I am enjoying the pleasure of a three-day visit from Dr. Elliot Crozat who drove out yesterday from San Diego. The following expands upon one of the topics we discussed yesterday.
How many sentences immediately below, two or one?
Snow is white
Snow is white.
Both answers are plausible, and indeed equally plausible; but they can't both be right. There can't be both two sentences and one sentence. The obvious way to solve the problem is by distinguishing between token and type. We say: there are two tokens of the same type. One type, two tokens. That's a good proximate solution but not a good ultimate one. It is a stop-gap solution.
For the solution gives rise to problems of its own. And these may be expected to be as bad as, or worse than, the original one. We made a distinction between sentence-token and sentence-type to avoid contradiction. But what is a sentence-type and how is it related to its tokens? You see the tokens above but you do not see the type. The tokens are in space and bear spatial relations to each other and to other things. The type is not in space. It is obvious that the tokens came into being and will pass out of being. But that is not obviously the case with respect to sentence-types. Such types are arguably a species of platonica. The tokens exist contingently, but this is presumably not the case with respect to their type. The tokens are temporal items, but it doesn't follow that the type is. If the concrete is the causally active/passive, then the tokens are concrete whereas the type is not and is therefore abstract in the Quinean though not the traditional sense. If there are both abstracta and concreta, are both sorts of entity in time? Or only the abstracta?
Now consider:
Snow is white
Schnee ist weiss.
Here we have two different sentence-tokens of two different linguistic types. It is reasonable to maintain that such types are necessarily tied to their respective languages, English and German, in the sense that, were the languages not to exist, then neither would the types exist. But 'surely' human languages are contingent in their existence. If so, then the linguistic types are contingent in their existence, in contradiction to the strong tendency to view them as platonica, and thus as necessary beings.

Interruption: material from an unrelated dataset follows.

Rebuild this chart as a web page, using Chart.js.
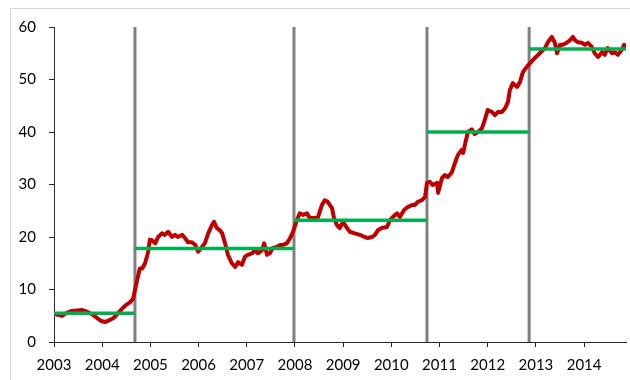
<!DOCTYPE html>
<html>
<head>
<meta charset="utf-8">
<script src="https://cdn.jsdelivr.net/npm/chart.js@4"></script>
<style>
    html, body { margin: 0; padding: 0; background: #ffffff; overflow: hidden; }
    #frame {
        position: absolute; left: 10px; top: 8px;
        width: 660px; height: 420px;
        border: 1px solid #d9d9d9;
    }
    #priceChart { position: absolute; left: 0; top: 0; }
</style>
</head>
<body>
<div id="frame"></div>
<canvas id="priceChart" width="630" height="380"></canvas>

<script>

// ---------------------------
// Series (decimal year, price)
// ---------------------------

const years = [
    2003.00, 2003.08, 2003.17, 2003.27, 2003.37, 2003.48, 2003.58, 2003.68, 2003.79, 2003.89,
    2003.98, 2004.06, 2004.16, 2004.24, 2004.33, 2004.41, 2004.49, 2004.58, 2004.64, 2004.68,
    2004.74, 2004.78, 2004.83, 2004.89, 2004.95, 2004.99, 2005.03, 2005.10, 2005.16, 2005.24,
    2005.30, 2005.37, 2005.45, 2005.51, 2005.57, 2005.66, 2005.72, 2005.78, 2005.86, 2005.93,
    2005.99, 2006.07, 2006.13, 2006.20, 2006.28, 2006.32, 2006.38, 2006.44, 2006.49, 2006.55,
    2006.61, 2006.69, 2006.76, 2006.82, 2006.90, 2006.96, 2007.02, 2007.11, 2007.17, 2007.23,
    2007.32, 2007.36, 2007.42, 2007.48, 2007.54, 2007.63, 2007.69, 2007.75, 2007.83, 2007.90,
    2007.96, 2008.04, 2008.10, 2008.17, 2008.25, 2008.31, 2008.41, 2008.48, 2008.56, 2008.62,
    2008.68, 2008.77, 2008.81, 2008.87, 2008.93, 2009.00, 2009.08, 2009.14, 2009.24, 2009.35,
    2009.45, 2009.51, 2009.60, 2009.66, 2009.72, 2009.80, 2009.91, 2009.97, 2010.03, 2010.12,
    2010.18, 2010.26, 2010.34, 2010.43, 2010.49, 2010.55, 2010.63, 2010.70, 2010.74, 2010.80,
    2010.86, 2010.95, 2010.97, 2011.05, 2011.11, 2011.17, 2011.26, 2011.32, 2011.38, 2011.46,
    2011.49, 2011.55, 2011.59, 2011.67, 2011.73, 2011.80, 2011.88, 2011.94, 2012.00, 2012.09,
    2012.15, 2012.21, 2012.29, 2012.36, 2012.42, 2012.46, 2012.52, 2012.61, 2012.67, 2012.73,
    2012.81, 2012.88, 2012.98, 2013.08, 2013.19, 2013.25, 2013.33, 2013.39, 2013.44, 2013.50,
    2013.56, 2013.64, 2013.71, 2013.77, 2013.81, 2013.87, 2013.95, 2014.02, 2014.08, 2014.16,
    2014.22, 2014.29, 2014.37, 2014.43, 2014.49, 2014.58, 2014.64, 2014.70, 2014.78, 2014.83,
    2014.86
];

const prices = [
    5.4, 5.2, 5.0, 5.6, 5.9, 6.0, 6.1, 5.8, 5.3, 4.6,
    4.0, 3.8, 4.2, 4.6, 5.5, 6.3, 7.0, 7.6, 8.2, 9.9,
    12.4, 14.0, 14.0, 15.0, 17.0, 19.5, 19.4, 18.8, 20.0, 20.7,
    20.4, 21.0, 20.0, 20.4, 20.0, 20.4, 19.8, 19.0, 19.0, 18.5,
    17.2, 18.1, 18.8, 20.7, 22.3, 22.9, 21.7, 21.3, 20.7, 18.8,
    16.6, 15.0, 14.3, 15.2, 14.7, 16.2, 16.6, 16.9, 17.5, 16.9,
    17.5, 18.8, 16.6, 16.9, 17.9, 18.1, 18.5, 18.5, 18.8, 19.8,
    21.0, 23.2, 24.5, 24.2, 24.5, 23.6, 23.6, 23.8, 26.1, 27.0,
    26.7, 25.5, 23.6, 22.3, 21.7, 22.9, 21.7, 21.0, 20.7, 20.4,
    20.0, 19.8, 20.0, 20.4, 21.3, 21.7, 21.9, 23.2, 23.8, 24.5,
    23.8, 25.1, 25.7, 26.1, 26.1, 26.7, 27.0, 27.6, 30.3, 30.5,
    29.9, 30.3, 28.4, 31.2, 31.8, 31.4, 32.4, 34.1, 35.6, 36.6,
    36.0, 38.5, 40.0, 40.5, 39.6, 40.0, 40.7, 42.3, 44.2, 43.8,
    43.2, 43.8, 43.8, 44.5, 45.7, 48.0, 49.3, 48.6, 49.5, 51.4,
    52.4, 53.1, 54.1, 55.0, 56.0, 57.1, 58.1, 57.1, 55.0, 56.6,
    56.6, 57.0, 57.5, 58.1, 57.5, 57.1, 57.0, 56.6, 57.0, 56.2,
    55.0, 54.3, 55.2, 54.7, 56.0, 55.0, 55.2, 54.7, 55.6, 56.6,
    56.0
];

// regime boundaries and the average level inside each regime
const breaks = [2003.00, 2004.68, 2007.98, 2010.74, 2012.86, 2014.87];
const levels = [5.5, 17.8, 23.2, 40.0, 55.8];

const yearTicks = [2003, 2004, 2005, 2006, 2007, 2008, 2009, 2010, 2011, 2012, 2013, 2014];
const valueTicks = [0, 10, 20, 30, 40, 50, 60];


// ---------------------------
// Datasets
// ---------------------------

const datasets = [];

// average level per regime
for (let i = 0; i < levels.length; i++) {

    datasets.push({
        data: [
            { x: breaks[i], y: levels[i] },
            { x: breaks[i + 1], y: levels[i] }
        ],
        borderColor: "#00B050",
        borderWidth: 3.5,
        showLine: true,
        pointRadius: 0,
        order: 0
    });

}

// price series
datasets.push({
    data: years.map((x, i) => ({ x: x, y: prices[i] })),
    borderColor: "#C00000",
    borderWidth: 4,
    borderJoinStyle: "round",
    showLine: true,
    pointRadius: 0,
    tension: 0,
    order: 1
});

// regime break markers
for (let i = 1; i < breaks.length - 1; i++) {

    datasets.push({
        data: [
            { x: breaks[i], y: valueTicks[0] },
            { x: breaks[i], y: valueTicks[valueTicks.length - 1] }
        ],
        borderColor: "#808080",
        borderWidth: 3,
        showLine: true,
        pointRadius: 0,
        order: 2
    });

}


// ---------------------------
// Chart
// ---------------------------

const axisColor = "#262626";
const tickFont = { family: "Lato", size: 15 };

new Chart(document.getElementById("priceChart"), {

    type: "scatter",

    data: { datasets: datasets },

    options: {

        responsive: false,
        animation: false,

        layout: {
            padding: { top: 27, right: 4, left: 0, bottom: 0 }
        },

        plugins: {
            legend: { display: false },
            tooltip: { enabled: false }
        },

        scales: {

            x: {
                type: "linear",
                min: breaks[0],
                max: breaks[breaks.length - 1],
                afterBuildTicks: function(scale) {
                    scale.ticks = yearTicks.map(v => ({ value: v }));
                },
                afterFit: function(scale) {
                    scale.height = 38;
                },
                border: { color: axisColor, width: 1 },
                grid: {
                    drawOnChartArea: false,
                    drawTicks: true,
                    tickLength: 5,
                    color: axisColor
                },
                ticks: {
                    color: "#000000",
                    font: tickFont,
                    padding: 9,
                    maxRotation: 0,
                    autoSkip: false,
                    callback: function(value) {
                        return String(value);
                    }
                }
            },

            y: {
                min: valueTicks[0],
                max: valueTicks[valueTicks.length - 1],
                afterBuildTicks: function(scale) {
                    scale.ticks = valueTicks.map(v => ({ value: v }));
                },
                afterFit: function(scale) {
                    scale.width = 54;
                },
                border: { color: axisColor, width: 1 },
                grid: {
                    drawOnChartArea: false,
                    drawTicks: true,
                    tickLength: 5,
                    color: axisColor
                },
                ticks: {
                    color: "#000000",
                    font: tickFont,
                    padding: 13
                }
            }

        }

    }

});

</script>
</body>
</html>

Puzzles are erupting like weeds in Spring. I can't hope to catalog them all in one entry.
But let's throw a couple more into the mix. The two sentences lately displayed, the one in English, the other in German, express the same proposition or thought (Gedanke in Frege's lingo). Or at least they express the same proposition when assertively uttered or otherwise tokened by a speaker/writer competent in the language in question, a speaker/writer with the appropriate expressive intentions.
We now have token, type, and proposition to understand in their interrelatedness. It is obviously not enough to make distinctions; one must go on to inquire as to how the items distinguished gear into one another, fit together, are 'related.' To avoid this task would be unphilosophical.
One more set of questions. How do we become aware of types and propositions? We see with our eyes the sentence tokens on the page or we hear them with our ears when spoken. But we have no sense-acquaintance with abstracta. Do we 'see' them with the 'eye of the mind'? And how does that 'eye' hook up with the 'eye of the head'?
This ties in with another topic Elliot and I discussed yesterday evening: the difference between the literal and the metaphorical. Is talk of the 'eye of the mind' and of visio intellectualis metaphorical or is it literal? What does it mean to be literal? Is the literal the same as the physical? And what is the difference between metaphorical talk and analogical talk? Can food literally be healthy? Or is food healthy only metaphorically or figuratively? Some dead meat is good food. But no dead animal or its flesh is healthy. For an animal, being alive is a necessary condition of its being healthy.
Are analogical statements about God literally true?